Atlas eyes second takeover after Aurox
10/03/2010 7:53:16 PM
Cashed-up miner Atlas Iron Ltd is considering another acquisition in addition to its proposed $143 million takeover of junior iron ore explorer Aurox Resources Ltd.
"I would say there is a chance we would do another deal," Atlas managing director David Flanagan told AAP on Wednesday.
"But we're not on the rampage.
"We're not rushing out there to do heaps of deals.
"I know that there are other opportunities out there."
Aurox shareholders will receive one Atlas share for every three Aurox shares held, under the Aurox deal unveiled on Wednesday.
Atlas said in a statement the all-scrip deal valued Aurox at $143 million, a $90 million premium based on the target's market value on Monday, when it was placed in a trading halt.
Aurox shares soared when they emerged from the trading halt on Wednesday, closing 46.5 cents, or 172.22 per cent, higher at 73.5 cents.
Atlas shares gained 10 cents, or 4.52 per cent, to $2.31, pushing its market capitalisation beyond $1 billion.
Atlas is paying a healthy premium to gain Aurox's space at the Utah Point berth project under construction at Port Hedland in Western Australia.
Mr Flanagan said $250 million of savings could be achieved from the development of Atlas' Ridley magnetite project in WA if it is bundled with Aurox's nearby Balla Balla magnetite project.
Atlas is in talks to sell 70 per cent of Ridley.
Magnetite is a form of iron ore that requires processing, unlike direct shipping ore (DSO) that can be put straight onto a ship.
Savings would be made by building only one de-watering facility for the two projects, Mr Flanagan said.
"And if you were to blend Ridley and Balla Balla magnetite, there is a benefit in the price you would achieve (from customers).
"So just in those two items there, there is a capital saving of about $250 million."
Mr Flanagan said the deal was initiated by a mutual top 20 shareholder of Aurox and Atlas.
It comes a week after Aurox agreed to give Atlas first rights to use its port facilities to export DSO, but Atlas wanted full control of Aurox to prevent others using Aurox's port allocation for magnetite exports.
"We could actually see from the interest that we were getting in the Ridley magnetite, that probably our competitor was in fact planning to develop a magnetite project and use that ore to displace our ore.

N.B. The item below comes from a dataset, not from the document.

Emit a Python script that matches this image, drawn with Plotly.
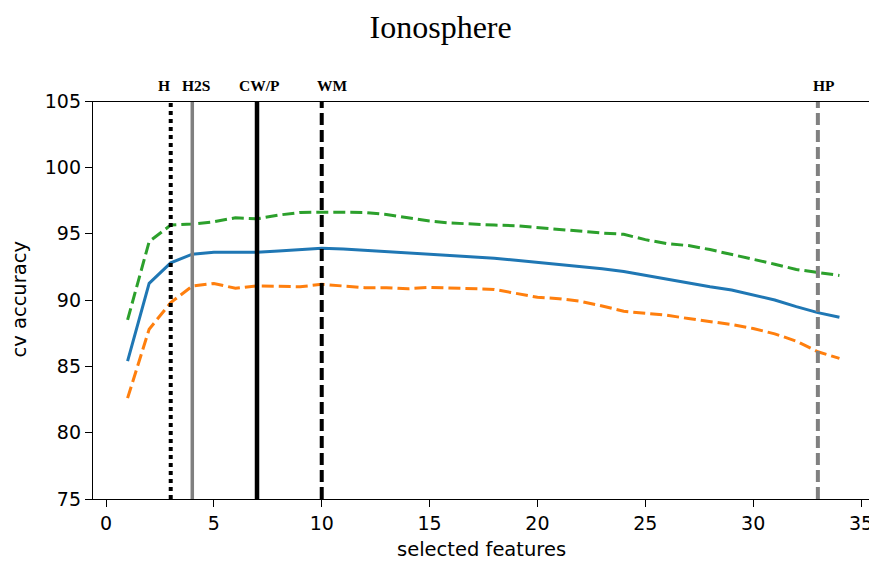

"Our way to get full value was to bid for the company."
Aurox's port allocation is six million tonnes per annum (mtpa), rising to 10mtpa from 2015, but there is scope to increase this to 12mtpa.
Atlas plans to mine at a rate of 6mpta by December.
Mr Flanagan said Atlas was not waiting to complete the Aurox acquisition to finalise its Ridley sale.
He also said Atlas would remain reliant on Fortescue Metals Group Ltd's (FMG) port facilities until Utah Point was completed some time between July and October.
Thereafter, Atlas "wouldn't be seeking to use the FMG port as any serious plank in our capacity".
"There might be times where ... we can deliver some ore into their stockyard.
"If you look at our cashflows, we're not making a heck of money going through there.
"I don't contemplate any long-term baseload in there."
The Aurox board has unanimously recommended that its shareholders vote in favour of the deal at a meeting to be held in May.